Des multiples raisons que donne Michel Winock pour expliquer ce phénomène, il insiste avant tout sur la méthodologie de l’historien qui doit faire preuve d’empathie. Il définit alors l’empathie comme « la volonté de comprendre les choses de l’intérieur ». Il fallait s’imaginer l’époque où au sortir de la guerre, l’Union Soviétique, terrassant le monstre nazi à Stalingrad, libérant Auschwitz, symbolisait la résistance, l’héroïsme, la fraternité et la conscience morale. Entrer au Parti communiste c’était être dans le bon camp.

Michel Winock, sans concession, affirme que derrière ce besoin des intellectuels de se rapprocher du destin des prolétaires, il y a une mauvaise conscience bourgeoise qui les tenaille.Et il enfonce le clou en poursuivant son raisonnement : derrière le besoin de solidarité, il y a la figure du Christ.

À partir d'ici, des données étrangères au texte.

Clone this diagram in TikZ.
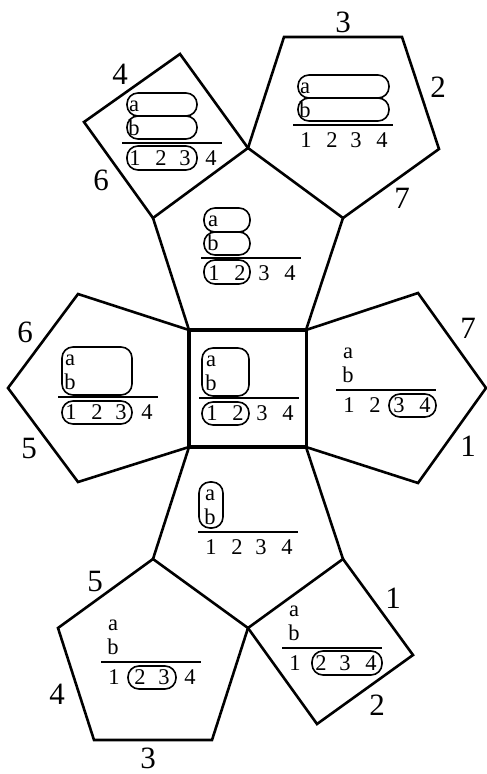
\documentclass[tikz,border=0pt]{standalone}
\usepackage{fontspec}
\setmainfont{Liberation Serif}
\tikzset{
  x=1pt,y=-1pt,
  face/.style={draw=black,line width=2.6pt,line join=miter},
  core/.style={draw=black,line width=3.2pt,line join=miter},
  rulebar/.style={draw=black,line width=1.3pt},
  loop/.style={draw=black,line width=1.6pt,rounded corners=11pt},
  tag/.style={font=\fontsize{22.5}{22.5}\selectfont,inner sep=0pt,anchor=base},
  edgenum/.style={font=\fontsize{31}{31}\selectfont,inner sep=0pt,anchor=center},
}
% #1 name, #2 left end of bar, #3 height of bar
\newcommand{\tabl}[3]{%
  \begin{scope}[shift={(#2,#3)}]
    \draw[rulebar] (0,0) -- (100,0);
    \node[tag] (#1a) at (12,-32) {a};
    \node[tag] (#1b) at (12,-8) {b};
    \node[tag] (#1d1) at (13,22) {1};
    \node[tag] (#1d2) at (39,22) {2};
    \node[tag] (#1d3) at (63,22) {3};
    \node[tag] (#1d4) at (89,22) {4};
  \end{scope}}
\newcommand{\ring}[4]{\draw[loop] (#1,#2) rectangle (#3,#4);}
\begin{document}
\begin{tikzpicture}
\useasboundingbox (0,0) rectangle (487,774);
% outer faces
\draw[face] (248,148) -- (284,37) -- (402,37) -- (439,149) -- (343,218);
\draw[face] (248,148) -- (180,54) -- (84,122) -- (153,218);
\draw[face] (189,330) -- (153,218) -- (248,148) -- (343,218) -- (306,330);
\draw[face] (189,330) -- (78,294) -- (8,388) -- (78,482) -- (189,447);
\draw[face] (306,330) -- (418,293) -- (486,388) -- (418,483) -- (306,447);
\draw[face] (189,447) -- (153,559) -- (248,628) -- (343,559) -- (306,447);
\draw[face] (153,559) -- (58,628) -- (94,740) -- (212,740) -- (248,628);
\draw[face] (248,628) -- (317,724) -- (413,655) -- (343,559);
\draw[core] (189,330) rectangle (306.5,447);
% tableaux
\tabl{tl}{122}{143}
\ring{127}{93}{197}{116}\ring{127}{116}{197}{139}\ring{127}{146}{197}{170}
\tabl{tr}{293}{125}
\ring{298}{75}{389}{98}\ring{298}{98}{389}{121}
\tabl{tp}{201}{258}
\ring{204}{208}{250}{232}\ring{204}{232}{250}{255}\ring{204}{260}{250}{284}
\tabl{lf}{58}{397}
\ring{62}{347}{132}{395}\ring{62}{401}{132}{424}
\tabl{ce}{199}{398}
\ring{202}{348}{249}{396}\ring{202}{402}{249}{425}
\tabl{rt}{336}{390}
\ring{389}{394}{436}{417}
\tabl{bm}{198}{532}
\ring{199}{482}{223}{528}
\tabl{bl}{101}{662}
\ring{128}{666}{176}{689}
\tabl{br}{282}{648}
\ring{312}{651}{382}{675}
% edge numbers
\node[edgenum] (n1) at (343,22) {3};
\node[edgenum] (n2) at (438,87) {2};
\node[edgenum] (n3) at (402,198) {7};
\node[edgenum] (n4) at (120,74) {4};
\node[edgenum] (n5) at (101,180) {6};
\node[edgenum] (n6) at (25,332) {6};
\node[edgenum] (n7) at (29,448) {5};
\node[edgenum] (n8) at (468,328) {7};
\node[edgenum] (n9) at (468,446) {1};
\node[edgenum] (n10) at (95,581) {5};
\node[edgenum] (n11) at (393,598) {1};
\node[edgenum] (n12) at (377,705) {2};
\node[edgenum] (n13) at (57,694) {4};
\node[edgenum] (n14) at (148,758) {3};
\end{tikzpicture}
\end{document}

« Beaucoup de compagnons de route, dit-il sur un ton laconique, sous-entendant une évidence qui n’est plus à prouver, étaient poussés par un sentiment chrétien, et Michel Winock s’enflamme, le PC était le parti des pauvres ! Cet espoir d’un monde fraternel conduisait les intellectuels à oublier leur devoir de penser le politique, indépendamment de la Foi ! C’était des croyants ! »

« Le PS n’était pas sexy ! »
Vient alors se poser le sujet épineux du rôle des ces intellectuels, oublieux de leur condition, près du peuple et qui servent activement le parti communiste. Si la droite n’existait pas vraiment à l’époque, ce que l’on appelait la troisième force (démocrates chrétiens, droite libérale et SFIO) était privée du soutien des intellectuels. Ceux-ci étaient -Michel Winock citant tour à tour Staline et Gramsci- occupés à conquérir les esprits pour préparer le Grand Soir, défendant la ligne du parti dans le domaine politique, culturel et diplomatique. Les intellectuels étaient obnubilés par la puissance soviétique, « la poétique de la production », « l’énorme chantier» que représentait l’URSS. A côté de ce rêve éveillé et de ce système promettant un avenir radieux pour tous, « le PS n’était pas sexy !», déclame Michel Winock, droit sur son fauteuil. En principe marxiste, mais coupé du syndicalisme, loin de la lutte de terrain et de la réalité ouvrière, la SFIO ne représente ni la fraternité avec le peuple, ni l’espoir d’un monde meilleur. Le grand phare de l’humanité est à l’extrême gauche.

« Quitter le parti était un déchirement existentiel ! »
Michel Winock revient ensuite sur la terrible année 1956 pour le parti communiste et la réaction ambiguë des intellectuels face au retour brutal de la vérité. En mai 1956, le journal « Le Monde » publie le rapport Kroutchev qui fait état des crimes du stalinisme. Cette brèche devient un gouffre lorsque, durant l’automne 1956, les chars russes écrasent l’insurrection des ouvriers hongrois.

«Certains décident de ne plus y croire, affirme Michel Winock, pourtant aucun n’ose quitter le parti. Etre au PC, était moins un acte de raison qu’un acte d’amour, du parti, des compagnons… Quitter le parti était un déchirement existentiel, abandonner les ouvriers était un crève-cœur !Certains professeurs attendaient une mutation.»